Ed Sheeran is, in the Board’s assessment, a genuinely good person with a genuinely deep appreciation for hip-hop and grime. These assessments are based on the available evidence, which includes public statements from Black artists who have worked with him, video documentation of his musical engagement, and a consistent public persona that does not attempt to claim cultural membership he has not earned.

The case fails not because of any deficiency in character but because of the distance between appreciation and membership. Ed Sheeran appreciates Black music. He studies it. He collaborates with its practitioners. He speaks about it with knowledge and respect. All of this is true, and none of it constitutes the kind of deep, sustained, communal engagement that the Board’s framework requires for pass issuance.

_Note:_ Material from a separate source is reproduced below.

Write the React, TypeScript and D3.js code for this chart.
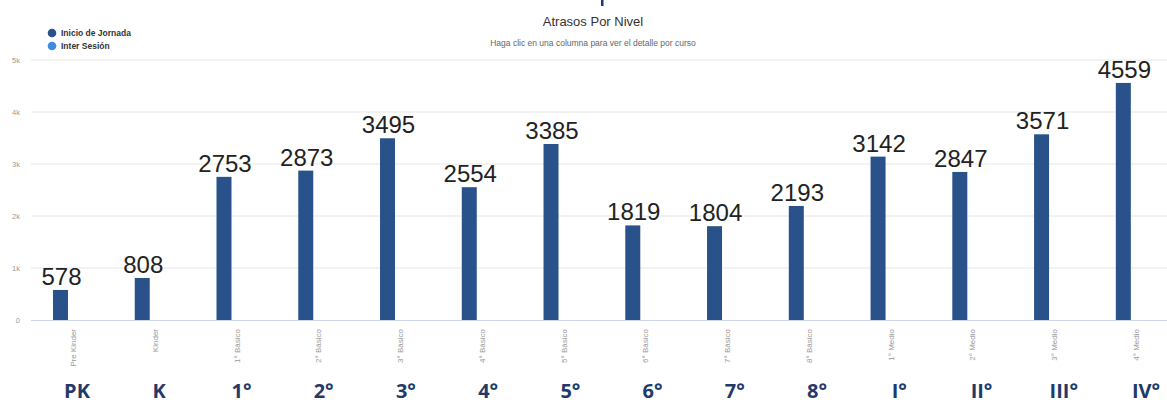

The comparison with Eminem is instructive. Both are white musicians with genuine hip-hop ability. The difference is foundational: Eminem’s relationship with Black culture was formed in the furnace of Detroit’s underground rap scene, where his acceptance was earned through direct competition with Black peers who had no reason to accept him except skill. Sheeran’s relationship with Black culture was formed through listening to records in Suffolk and subsequently building professional relationships in the music industry. Both pathways produce genuine appreciation. Only one produces the kind of communal trust that the Board’s framework rewards.

The Board notes that Sheeran’s case is a clean denial rather than a difficult one. He lacks the formative cultural immersion, the sustained community investment, and the communal engagement that would bring his application within range. He possesses talent, respect from Black peers, and personal decency in abundance. These are admirable qualities. They are not pass qualifications.

Official Verdict

DENIED. The Board of Review has determined that Edward Christopher Sheeran does not meet the criteria for issuance of the Official N-Word Pass.

The determining factors are as follows: formative environment in rural Suffolk provided no meaningful exposure to Black cultural communities; engagement with Black music, while genuine and technically proficient, operates primarily through professional collaboration rather than communal participation; the absence of sustained institutional investment in Black communities indicates a gap in reciprocity; and the core commercial catalog, while occasionally incorporating elements from Black musical traditions, remains centered in pop-acoustic traditions.

Mitigating factors are noted: genuine respect from Black grime and hip-hop artists who have chosen to collaborate with him is meaningful; musical engagement with hip-hop and grime demonstrates study and appreciation that exceeds surface-level borrowing; and a consistent refusal to perform a racial identity that is not his own is commendable.

The denial is issued with respect and without animosity. Mr. Sheeran is advised to continue doing what he does, playing his guitar, treating his collaborators with respect, and refraining from claiming cultural territory he has not earned, which, to his credit, he has never attempted to do.